Different ways of coding a bar chart

Software Engineering 2346 views

I have this bar chart in a web application which shows the number of new projects which are fulfilled each month. The data is extrapolated from scrutinizing a Projects table and the created_at column. The SQL is pretty simple:

select
    convert(date, cast(year(created_at) as char(4)) + '-' + cast(month(created_at) as varchar(2)) + '-01') as date,
    count(*) as count
from
    projects
group by
    year(created_at),
    month(created_at)
order by
    1, 2;

It does a count for each year/month and formats the date as the first of the month. For example:

date count
2011-06-016
2011-07-0111
2011-08-018

JavaScript + D3

In a Ruby on Rails web application I've written, I generate the bar chart using the D3.js library with 156 lines of JavaScript code I had to write. D3 is a lower level library which generates visualizations using SVG. Writing data visualizations this way is more difficult and requires more knowledge of the technologies involved. However, it is also the most flexible and interactive. Using html, css, and javascript you can make truly interactive visualizations. In this case, the bar chart does not require interactivity.

R + plot

Here's an example using a few lines of R code with plot:

library(RODBC);

channel <- odbcConnect("dsn", uid="uid", pwd="pwd");
query <- "
select
    convert(date, cast(year(created_at) as char(4)) + '-' + cast(month(created_at) as varchar(2)) + '-01') as date,
    count(*) as count
from
    projects
group by
    year(created_at),
    month(created_at)
order by
    1, 2;";

results <- sqlQuery(channel, query);
close(channel);

barplot(results$count,
        main="New Projects per Month",
        names.arg=as.Date(results$date),
        xlab="Month",
        ylab="# Projects",
        col="#3d88ba");

Which produces this simple bar chart:

R + ggplot

Using gglot you can produce a better looking chart:

library(RODBC);

channel <- odbcConnect("dsn", uid="uid", pwd="pwd");
query <- "
select
    convert(date, cast(year(created_at) as char(4)) + '-' + cast(month(created_at) as varchar(2)) + '-01') as date,
    count(*) as count
from
    projects
group by
    year(created_at),
    month(created_at)
order by
    1, 2;";

results <- sqlQuery(channel, query);

close(channel);
library(ggplot2);
image <- ggplot(results, aes(x=date, y=count, fill=count)) +
geom_bar(stat="identity", position="dodge") +
geom_text(aes(label=count), vjust=1.5, colour="white",
position=position_dodge(.9), size=3) +
ggtitle("New Projects per Month") +
xlab("Date") +
ylab("# Projects") +
guides(fill=FALSE) +
theme(axis.text.x = element_text(angle=30, hjust=1, vjust=1));
Output:

Python + Pandas (via an IPython Notebook)

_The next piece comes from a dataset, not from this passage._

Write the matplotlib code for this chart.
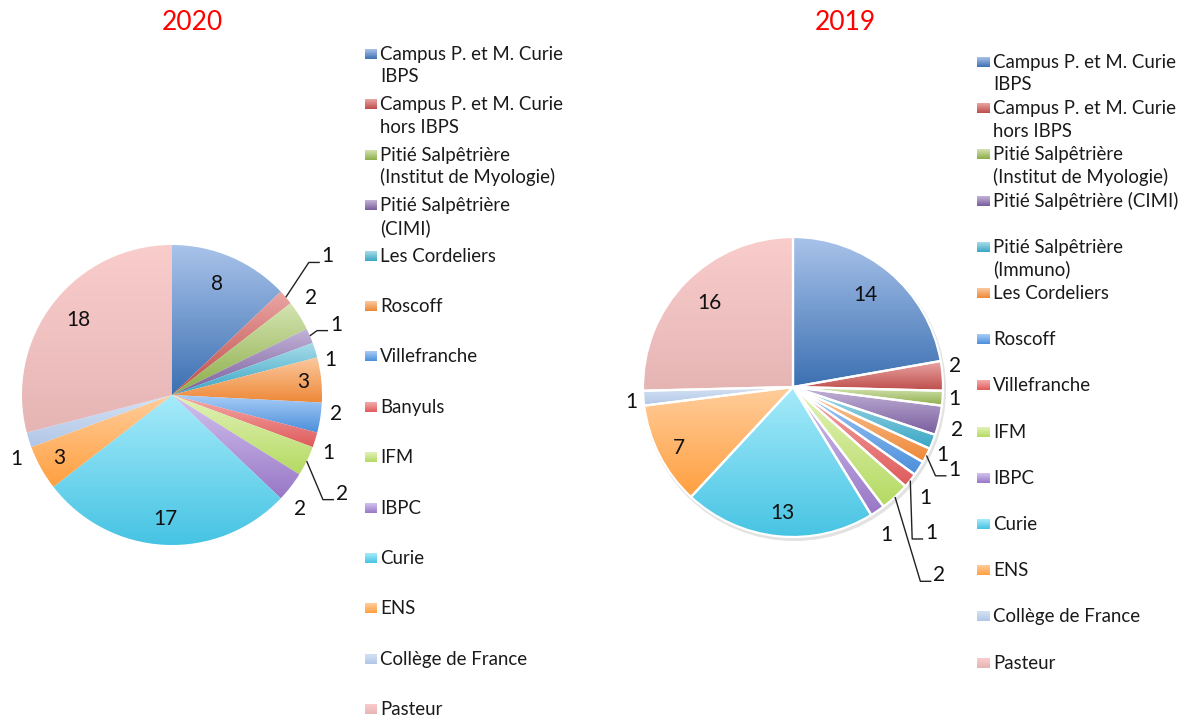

As with R, there are many ways to make the same bar chart in Python. Here’s one example using the Pandas library via an IPython Notebook:

import pyodbc
import pandas.io.sql as psql

dsn = 'dsn'
user = 'user'
password = 'password'
database = 'database'

con_string = 'DSN=%s;UID=%s;PWD=%s;DATABASE=%s;' % (dsn, user, password, database)
cnxn = pyodbc.connect(con_string)
cursor = cnxn.cursor()

sql = """
select
    convert(date, cast(year(created_at) as char(4)) + '-' + cast(month(created_at) as varchar(2)) + '-01') as date,
    count(*) as count
from
    projects
group by
    year(created_at),
    month(created_at)
order by
    1, 2;
"""
cursor.execute(query)
df = psql.frame_query(sql, cnxn)
cnxn.close()

df.plot(kind='bar', x='date', y='count')

What's great about IPython notebooks is that you can create a reproducible, step-by-step document which shows your inputs and outputs. It also supports various markup languages such as markdown and LaTeX. Many data scientists use Ipython notebooks to demonstrate a concept or to compliment a paper or thesis.